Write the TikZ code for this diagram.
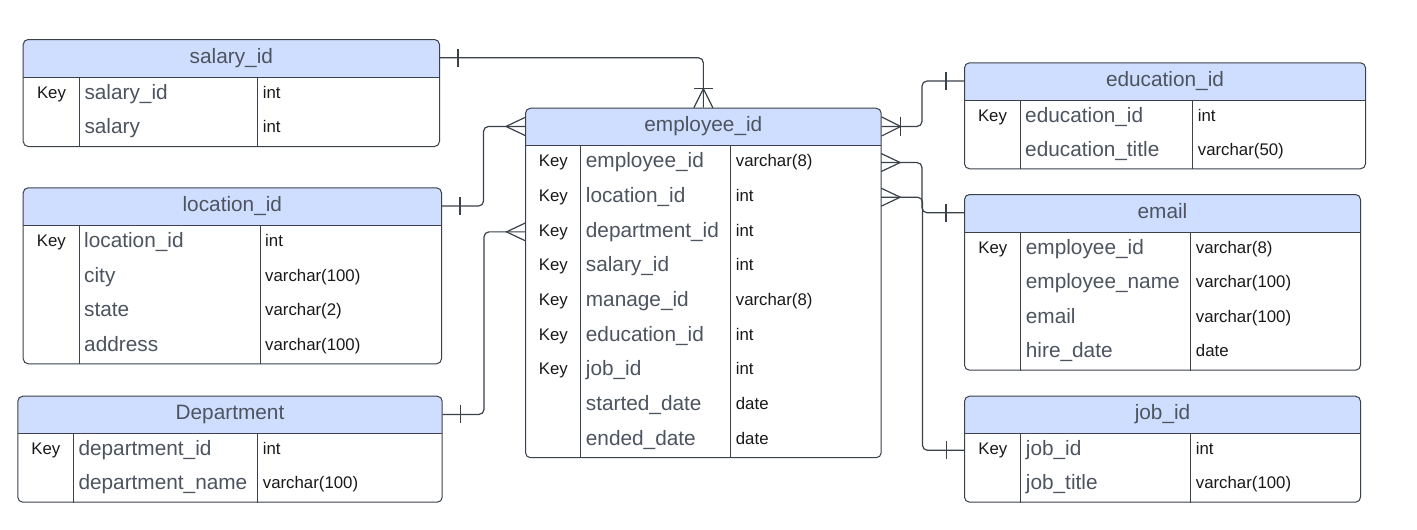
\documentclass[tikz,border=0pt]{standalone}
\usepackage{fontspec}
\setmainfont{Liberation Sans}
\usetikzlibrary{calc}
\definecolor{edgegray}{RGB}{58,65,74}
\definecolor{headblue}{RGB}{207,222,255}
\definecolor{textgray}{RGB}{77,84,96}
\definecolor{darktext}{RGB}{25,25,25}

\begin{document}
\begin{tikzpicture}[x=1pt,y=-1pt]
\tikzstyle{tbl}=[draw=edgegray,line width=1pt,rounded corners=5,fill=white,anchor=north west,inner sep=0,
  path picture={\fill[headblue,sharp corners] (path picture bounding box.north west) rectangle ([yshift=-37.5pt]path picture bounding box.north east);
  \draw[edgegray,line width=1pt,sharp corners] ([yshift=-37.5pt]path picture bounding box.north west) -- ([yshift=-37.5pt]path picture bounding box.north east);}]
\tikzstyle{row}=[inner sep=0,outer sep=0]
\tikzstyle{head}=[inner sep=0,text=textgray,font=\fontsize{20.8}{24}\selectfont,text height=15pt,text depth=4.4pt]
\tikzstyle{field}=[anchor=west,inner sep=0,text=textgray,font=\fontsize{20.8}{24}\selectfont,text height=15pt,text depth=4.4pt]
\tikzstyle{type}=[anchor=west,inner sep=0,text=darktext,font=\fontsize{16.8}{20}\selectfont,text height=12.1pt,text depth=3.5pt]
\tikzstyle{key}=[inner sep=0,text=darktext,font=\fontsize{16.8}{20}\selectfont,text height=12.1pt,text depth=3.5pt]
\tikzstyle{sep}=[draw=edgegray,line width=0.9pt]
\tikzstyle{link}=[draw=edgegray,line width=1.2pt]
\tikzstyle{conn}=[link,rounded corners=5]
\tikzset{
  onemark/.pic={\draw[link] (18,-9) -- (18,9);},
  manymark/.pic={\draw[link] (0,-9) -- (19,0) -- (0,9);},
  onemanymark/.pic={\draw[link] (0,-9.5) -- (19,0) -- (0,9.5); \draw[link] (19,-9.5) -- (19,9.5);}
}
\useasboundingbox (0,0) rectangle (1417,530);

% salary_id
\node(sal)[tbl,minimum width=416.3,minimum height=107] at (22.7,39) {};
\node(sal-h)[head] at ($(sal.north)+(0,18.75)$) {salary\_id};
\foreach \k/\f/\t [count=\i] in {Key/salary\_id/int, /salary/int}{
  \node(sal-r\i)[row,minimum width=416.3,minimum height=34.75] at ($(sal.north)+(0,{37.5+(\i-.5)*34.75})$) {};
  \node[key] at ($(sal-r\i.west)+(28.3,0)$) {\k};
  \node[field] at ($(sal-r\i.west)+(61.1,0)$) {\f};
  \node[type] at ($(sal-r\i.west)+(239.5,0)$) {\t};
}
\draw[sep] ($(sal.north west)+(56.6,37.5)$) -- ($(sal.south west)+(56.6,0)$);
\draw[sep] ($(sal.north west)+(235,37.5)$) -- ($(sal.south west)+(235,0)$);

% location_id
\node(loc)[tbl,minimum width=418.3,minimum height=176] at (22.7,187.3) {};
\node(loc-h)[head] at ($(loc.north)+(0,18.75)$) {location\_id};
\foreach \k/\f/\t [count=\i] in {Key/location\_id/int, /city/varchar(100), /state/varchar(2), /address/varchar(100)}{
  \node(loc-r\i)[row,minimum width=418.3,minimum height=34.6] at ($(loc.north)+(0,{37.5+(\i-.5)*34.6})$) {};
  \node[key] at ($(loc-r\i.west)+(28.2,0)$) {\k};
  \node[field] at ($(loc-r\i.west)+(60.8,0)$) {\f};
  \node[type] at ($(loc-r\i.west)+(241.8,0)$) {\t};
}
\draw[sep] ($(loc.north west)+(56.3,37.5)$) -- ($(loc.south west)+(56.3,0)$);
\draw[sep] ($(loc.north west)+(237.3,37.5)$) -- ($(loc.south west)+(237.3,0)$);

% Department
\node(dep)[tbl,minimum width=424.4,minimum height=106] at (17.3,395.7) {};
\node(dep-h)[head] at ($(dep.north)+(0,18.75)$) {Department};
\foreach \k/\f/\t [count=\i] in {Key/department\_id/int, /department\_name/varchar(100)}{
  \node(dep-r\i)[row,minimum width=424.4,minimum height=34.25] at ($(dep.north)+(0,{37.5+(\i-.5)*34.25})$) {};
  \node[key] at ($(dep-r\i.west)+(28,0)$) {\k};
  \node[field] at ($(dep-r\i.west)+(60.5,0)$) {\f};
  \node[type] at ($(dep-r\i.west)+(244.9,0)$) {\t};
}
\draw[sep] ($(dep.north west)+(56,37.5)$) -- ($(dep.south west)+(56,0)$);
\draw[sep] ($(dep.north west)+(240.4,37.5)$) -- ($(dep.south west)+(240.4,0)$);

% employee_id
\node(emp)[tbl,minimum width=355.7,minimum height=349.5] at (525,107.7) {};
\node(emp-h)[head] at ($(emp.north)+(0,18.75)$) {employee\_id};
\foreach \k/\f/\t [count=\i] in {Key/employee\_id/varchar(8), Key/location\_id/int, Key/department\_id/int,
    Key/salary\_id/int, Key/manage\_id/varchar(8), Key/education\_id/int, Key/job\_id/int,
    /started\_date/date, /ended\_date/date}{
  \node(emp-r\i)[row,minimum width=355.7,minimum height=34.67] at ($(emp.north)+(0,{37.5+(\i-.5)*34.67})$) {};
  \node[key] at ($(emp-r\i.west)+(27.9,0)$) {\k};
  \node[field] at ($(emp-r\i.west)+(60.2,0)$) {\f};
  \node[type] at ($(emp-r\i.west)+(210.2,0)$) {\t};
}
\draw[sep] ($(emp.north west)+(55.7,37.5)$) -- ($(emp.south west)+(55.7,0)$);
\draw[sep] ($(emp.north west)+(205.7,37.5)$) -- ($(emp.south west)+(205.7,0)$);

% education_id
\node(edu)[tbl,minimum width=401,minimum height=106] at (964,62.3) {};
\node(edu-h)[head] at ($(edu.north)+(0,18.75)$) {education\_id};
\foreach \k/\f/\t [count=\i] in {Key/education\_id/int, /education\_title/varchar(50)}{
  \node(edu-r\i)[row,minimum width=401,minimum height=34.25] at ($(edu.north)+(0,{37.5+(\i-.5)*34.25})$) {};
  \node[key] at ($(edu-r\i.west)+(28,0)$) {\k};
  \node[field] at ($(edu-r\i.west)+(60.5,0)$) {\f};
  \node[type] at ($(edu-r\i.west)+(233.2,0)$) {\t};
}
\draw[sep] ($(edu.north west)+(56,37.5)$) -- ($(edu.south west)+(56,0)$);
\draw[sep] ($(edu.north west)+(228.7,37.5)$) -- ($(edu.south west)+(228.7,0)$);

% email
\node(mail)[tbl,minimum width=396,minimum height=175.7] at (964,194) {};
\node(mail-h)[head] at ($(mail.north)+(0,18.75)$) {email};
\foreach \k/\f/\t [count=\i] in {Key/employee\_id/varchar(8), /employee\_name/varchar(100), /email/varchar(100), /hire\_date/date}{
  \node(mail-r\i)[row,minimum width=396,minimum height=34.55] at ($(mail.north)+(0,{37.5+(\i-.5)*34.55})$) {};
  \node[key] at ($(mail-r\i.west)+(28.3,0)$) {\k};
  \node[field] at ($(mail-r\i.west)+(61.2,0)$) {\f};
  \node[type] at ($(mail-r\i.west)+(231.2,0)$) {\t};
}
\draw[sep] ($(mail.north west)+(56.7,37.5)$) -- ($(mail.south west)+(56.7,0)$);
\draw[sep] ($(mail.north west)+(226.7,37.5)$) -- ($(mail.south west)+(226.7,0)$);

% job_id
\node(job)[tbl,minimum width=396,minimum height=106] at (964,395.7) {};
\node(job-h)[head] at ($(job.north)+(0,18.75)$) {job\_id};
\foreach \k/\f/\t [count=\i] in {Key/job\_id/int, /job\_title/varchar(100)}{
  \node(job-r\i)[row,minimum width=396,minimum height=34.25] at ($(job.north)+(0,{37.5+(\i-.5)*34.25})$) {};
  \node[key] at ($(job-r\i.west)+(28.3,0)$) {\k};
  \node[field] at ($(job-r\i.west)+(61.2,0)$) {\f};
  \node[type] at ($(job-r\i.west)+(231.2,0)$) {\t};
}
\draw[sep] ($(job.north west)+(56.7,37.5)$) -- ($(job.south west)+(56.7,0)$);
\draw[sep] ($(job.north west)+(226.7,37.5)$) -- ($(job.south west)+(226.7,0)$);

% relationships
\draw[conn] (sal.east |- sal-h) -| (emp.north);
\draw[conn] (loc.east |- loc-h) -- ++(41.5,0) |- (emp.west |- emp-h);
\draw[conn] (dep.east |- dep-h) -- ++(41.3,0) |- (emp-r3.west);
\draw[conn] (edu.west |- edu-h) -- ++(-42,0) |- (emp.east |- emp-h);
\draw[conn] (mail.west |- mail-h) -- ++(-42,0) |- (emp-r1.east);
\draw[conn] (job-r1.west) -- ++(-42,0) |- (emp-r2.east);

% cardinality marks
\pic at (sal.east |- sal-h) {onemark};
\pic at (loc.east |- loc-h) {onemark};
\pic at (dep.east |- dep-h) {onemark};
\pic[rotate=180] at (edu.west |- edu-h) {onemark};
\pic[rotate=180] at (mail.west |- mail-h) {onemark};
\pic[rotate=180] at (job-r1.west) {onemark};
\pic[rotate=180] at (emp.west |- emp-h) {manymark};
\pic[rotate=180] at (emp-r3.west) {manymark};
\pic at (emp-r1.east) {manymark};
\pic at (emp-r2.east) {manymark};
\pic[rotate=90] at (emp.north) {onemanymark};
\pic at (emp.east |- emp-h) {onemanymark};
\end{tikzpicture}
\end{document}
• • •
## What you will do
Repeat the lines of the listing above verbatim, beginning at its first line and ending at the line containing "(0,0) rectangle (1417,530);", which is included. Omit pictures.

## Written reply
Write the TikZ code for this diagram.
\documentclass[tikz,border=0pt]{standalone}
\usepackage{fontspec}
\setmainfont{Liberation Sans}
\usetikzlibrary{calc}
\definecolor{edgegray}{RGB}{58,65,74}
\definecolor{headblue}{RGB}{207,222,255}
\definecolor{textgray}{RGB}{77,84,96}
\definecolor{darktext}{RGB}{25,25,25}

\begin{document}
\begin{tikzpicture}[x=1pt,y=-1pt]
\tikzstyle{tbl}=[draw=edgegray,line width=1pt,rounded corners=5,fill=white,anchor=north west,inner sep=0,
  path picture={\fill[headblue,sharp corners] (path picture bounding box.north west) rectangle ([yshift=-37.5pt]path picture bounding box.north east);
  \draw[edgegray,line width=1pt,sharp corners] ([yshift=-37.5pt]path picture bounding box.north west) -- ([yshift=-37.5pt]path picture bounding box.north east);}]
\tikzstyle{row}=[inner sep=0,outer sep=0]
\tikzstyle{head}=[inner sep=0,text=textgray,font=\fontsize{20.8}{24}\selectfont,text height=15pt,text depth=4.4pt]
\tikzstyle{field}=[anchor=west,inner sep=0,text=textgray,font=\fontsize{20.8}{24}\selectfont,text height=15pt,text depth=4.4pt]
\tikzstyle{type}=[anchor=west,inner sep=0,text=darktext,font=\fontsize{16.8}{20}\selectfont,text height=12.1pt,text depth=3.5pt]
\tikzstyle{key}=[inner sep=0,text=darktext,font=\fontsize{16.8}{20}\selectfont,text height=12.1pt,text depth=3.5pt]
\tikzstyle{sep}=[draw=edgegray,line width=0.9pt]
\tikzstyle{link}=[draw=edgegray,line width=1.2pt]
\tikzstyle{conn}=[link,rounded corners=5]
\tikzset{
  onemark/.pic={\draw[link] (18,-9) -- (18,9);},
  manymark/.pic={\draw[link] (0,-9) -- (19,0) -- (0,9);},
  onemanymark/.pic={\draw[link] (0,-9.5) -- (19,0) -- (0,9.5); \draw[link] (19,-9.5) -- (19,9.5);}
}
\useasboundingbox (0,0) rectangle (1417,530);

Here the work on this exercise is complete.